Apparently we're all supposed to feel really bad about that.

Before the holiday break, Congress sent just 70 bills to the president's desk. That compares — unfavorably, we are given to understand — with the 395 bills passed by the 80th Congress, whose supposed indolence Harry Truman ran against. It even compares unfavorably to the 112th Congress, which led to only 231 new laws.

The censorious pieces never stop to explain precisely why Congress should be judged according to the number of bills it passes. That's simply assumed. This is one of those telltale signs of media bias that are always cropping up, if you keep your eyes open. (Here's another: Run a Google News search for the terms "economic inequality" and "economic liberty." The former shows up more than 50 times as often. Guess why.)

Unpack the assumption behind the stories about congressional productivity, and you find a bias toward statism: the notion that government action is inherently good, and that more government action is inherently better — and that this is true as an analytic proposition, entirely separate from whatever a particular government action might entail.

Which is pretty funny, when you stop to think.

After all, the press has spent the past couple of years cranking out endless horror stories about the last major piece of legislation Congress passed — the Budget Control Act, which led to the sequester. It also has written a great deal about the many terrible problems caused by the last major law before that: the Affordable Care Act. Yet now we're supposed to yearn for more omnibus legislation?

Before the Obamacare-disaster stories began piling up, the media cranked out a lot of snark over the House's repeated votes (47 of them at last count) to repeal Obamacare. None of those bills made it to the president's desk. But if passing legislation is the measure of congressional success, then all 47 of them should have — right?

Back in June, the House passed what the AP called "a far-reaching anti-abortion bill … that conservatives saw as a milestone in their 40-year campaign against legalized abortion and Democrats condemned as yet another example of the GOP war on women." If the Senate had gone along with that proposal, would advocates of activist government be more happy now — or less?

When critics of Congress insist it ought to do something, they perhaps do not mean bills like that. What they want, they would tell you, is for Congress to address real problems.

But everybody has a different idea of what the real problems are, which is a problem itself. And even when Congress tackles what most people agree is a real problem, its proposed solution often can prove more problematic than the problem it was designed to confront.

Take online piracy. When counterfeiters sell ersatz versions of software such as the popular Rosetta Stone language-teaching program, they steal money and jobs from legitimate, tax-paying companies — and the people who work for them. Online piracy robs everybody from big-budget Hollywood studios to small indie rock bands. It needs to stop.

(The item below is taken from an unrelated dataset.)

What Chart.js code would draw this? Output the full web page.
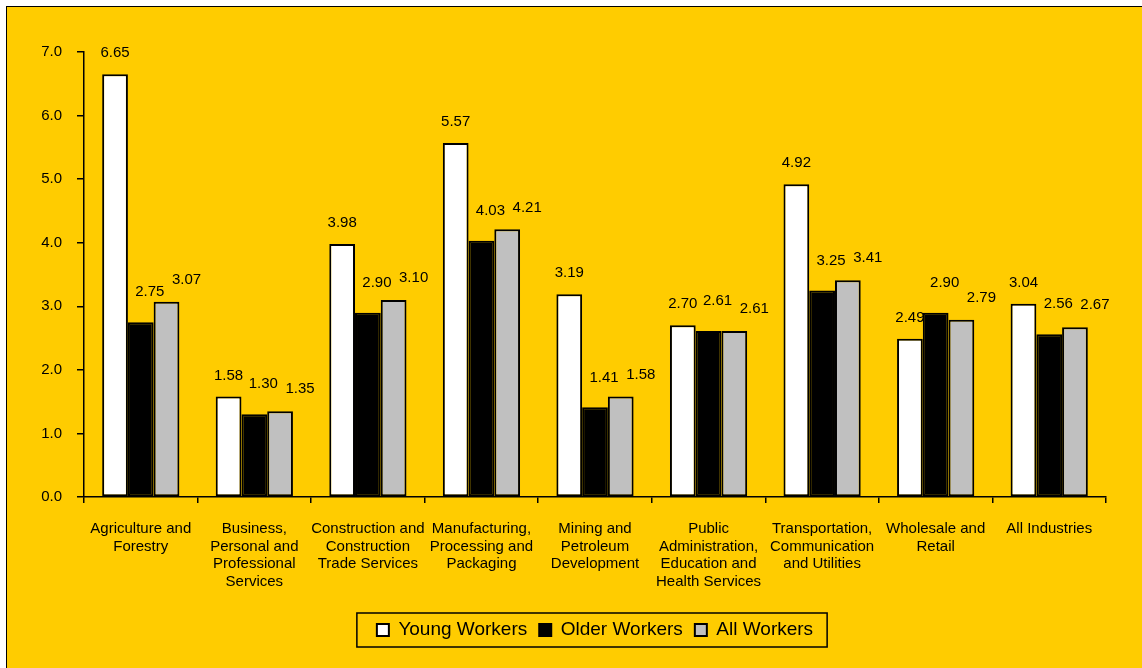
<!DOCTYPE html>
<html>
<head>
<meta charset="utf-8">
<title>Injury rates by industry</title>
<script src="https://cdn.jsdelivr.net/npm/chart.js@4/dist/chart.umd.min.js"></script>
<style>
  html, body { margin: 0; padding: 0; background: #ffffff; overflow: hidden; }
  #frame {
    position: absolute; left: 6px; top: 6px;
    width: 1140px; height: 670px;
    background: #FFCC00;
    border-top: 1.5px solid #000; border-left: 1.5px solid #000;
  }
  #chart { display: block; }
</style>
</head>
<body>
<div id="frame"><canvas id="chart" width="1135" height="661" style="width:1135px;height:661px"></canvas></div>
<script>
// Industry groups (multi-line axis labels)
const categories = [
  ['Agriculture and', 'Forestry'],
  ['Business,', 'Personal and', 'Professional', 'Services'],
  ['Construction and', 'Construction', 'Trade Services'],
  ['Manufacturing,', 'Processing and', 'Packaging'],
  ['Mining and', 'Petroleum', 'Development'],
  ['Public', 'Administration,', 'Education and', 'Health Services'],
  ['Transportation,', 'Communication', 'and Utilities'],
  ['Wholesale and', 'Retail'],
  ['All Industries']
];
const seriesNames = ['Young Workers', 'Older Workers', 'All Workers'];
const youngWorkers = [6.65, 1.58, 3.98, 5.57, 3.19, 2.70, 4.92, 2.49, 3.04];
const olderWorkers = [2.75, 1.30, 2.90, 4.03, 1.41, 2.61, 3.25, 2.90, 2.56];
const allWorkers   = [3.07, 1.35, 3.10, 4.21, 1.58, 2.61, 3.41, 2.79, 2.67];
const yMin = 0, yMax = 7, yStep = 1;

const FONT = "'Liberation Sans', Arial, sans-serif";

// Value labels above each bar, nudged per series
const valueLabels = {
  id: 'valueLabels',
  afterDatasetsDraw(chart, args, opts) {
    const ctx = chart.ctx;
    ctx.save();
    ctx.font = '15px ' + FONT;
    ctx.fillStyle = '#000';
    ctx.textAlign = 'center';
    ctx.textBaseline = 'middle';
    chart.data.datasets.forEach((ds, di) => {
      const meta = chart.getDatasetMeta(di);
      const off = opts.offsets[di] || [0, -20];
      meta.data.forEach((bar, i) => {
        ctx.fillText(ds.data[i].toFixed(2), bar.x + off[0], bar.y + off[1]);
      });
    });
    ctx.restore();
  }
};

// Frame around the legend entries
const legendFrame = {
  id: 'legendFrame',
  afterDraw(chart) {
    const boxes = chart.legend && chart.legend.legendHitBoxes;
    if (!boxes || !boxes.length) return;
    let l = Infinity, r = -Infinity, t = Infinity, b = -Infinity;
    boxes.forEach(h => {
      l = Math.min(l, h.left); r = Math.max(r, h.left + h.width);
      t = Math.min(t, h.top); b = Math.max(b, h.top + h.height);
    });
    const ctx = chart.ctx;
    ctx.save();
    ctx.strokeStyle = '#000';
    ctx.lineWidth = 1.5;
    ctx.strokeRect(l - 20, t - 7.5, (r - l) + 34, (b - t) + 15);
    ctx.restore();
  }
};

const fills = ['#FFFFFF', '#000000', '#C0C0C0'];
const seriesData = [youngWorkers, olderWorkers, allWorkers];

new Chart(document.getElementById('chart'), {
  type: 'bar',
  data: {
    labels: categories,
    datasets: seriesNames.map((name, k) => ({
      label: name,
      data: seriesData[k],
      backgroundColor: fills[k],
      borderColor: '#000',
      borderWidth: 2,
      borderSkipped: false,
      categoryPercentage: 0.68,
      barPercentage: 1.0
    }))
  },
  options: {
    responsive: false,
    devicePixelRatio: 1,
    animation: false,
    layout: { padding: { left: 0, right: 36, top: 45, bottom: 18.5 } },
    scales: {
      x: {
        grid: { display: true, drawOnChartArea: false, drawTicks: true, tickLength: 6, color: '#000', lineWidth: 1.5, offset: true },
        border: { display: true, color: '#000', width: 1.5 },
        ticks: {
          autoSkip: false, maxRotation: 0, minRotation: 0, padding: 17,
          color: '#000', font: { family: FONT, size: 15, lineHeight: 1.18 }
        },
        afterFit(scale) { scale.height = 111.5; }
      },
      y: {
        min: yMin, max: yMax,
        grid: { display: true, drawOnChartArea: false, drawTicks: true, tickLength: 7, color: '#000', lineWidth: 1.5 },
        border: { display: true, color: '#000', width: 1.5 },
        ticks: {
          stepSize: yStep, padding: 15, color: '#000',
          font: { family: FONT, size: 15 },
          callback: v => Number(v).toFixed(1)
        },
        afterFit(scale) { scale.width = 77; }
      }
    },
    plugins: {
      legend: {
        position: 'bottom',
        fullSize: false,
        labels: {
          boxWidth: 12, boxHeight: 12, padding: 12,
          color: '#000', font: { family: FONT, size: 19 }
        }
      },
      tooltip: { enabled: false },
      valueLabels: { offsets: [[0, -21], [9, -30], [20, -22]] }
    }
  },
  plugins: [valueLabels, legendFrame]
});
</script>
</body>
</html>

Congress' answer? The Stop Online Piracy Act, or SOPA — a 2011 measure that, according to critics, could have shut down entire swaths of the Internet on the slightest pretext. Wikipedia, Google, Reddit, Tumblr, and scads of other online portals fired up protest drives, petitions — even "American Censorship Day" — to oppose the measure. A million blogs erupted in self-righteous fury. Hacktivist groups launched denial-of-service attacks against SOPA supporters, effectively committing online criminal acts to protest legislation aimed at stopping online criminality.

The critics won the day. Given the choice between SOPA and Congress doing nothing, they preferred Congress do nothing. No bill got passed. According to today's conventional wisdom, this was a great loss.

True, the country faces many other pressing issues: Unemployment. Poverty. Health care. Immigration reform. Crime and violence. Educational mediocrity. Crushing federal debt. Soaring college costs. And so on.

But what makes those who demand a more active federal government think it will produce the right solutions — or even stop exacerbating the problems in the first place? Why the apparent assumption that a government which has given us the sequester, Obamacare, SOPA, and so on — a government that thinks subsidizing college will bring the price down; a government that thinks we can change Cuba by imposing sanctions and change Iran by lifting them — will suddenly start doing everything right?

Even a dead cat should know better than that.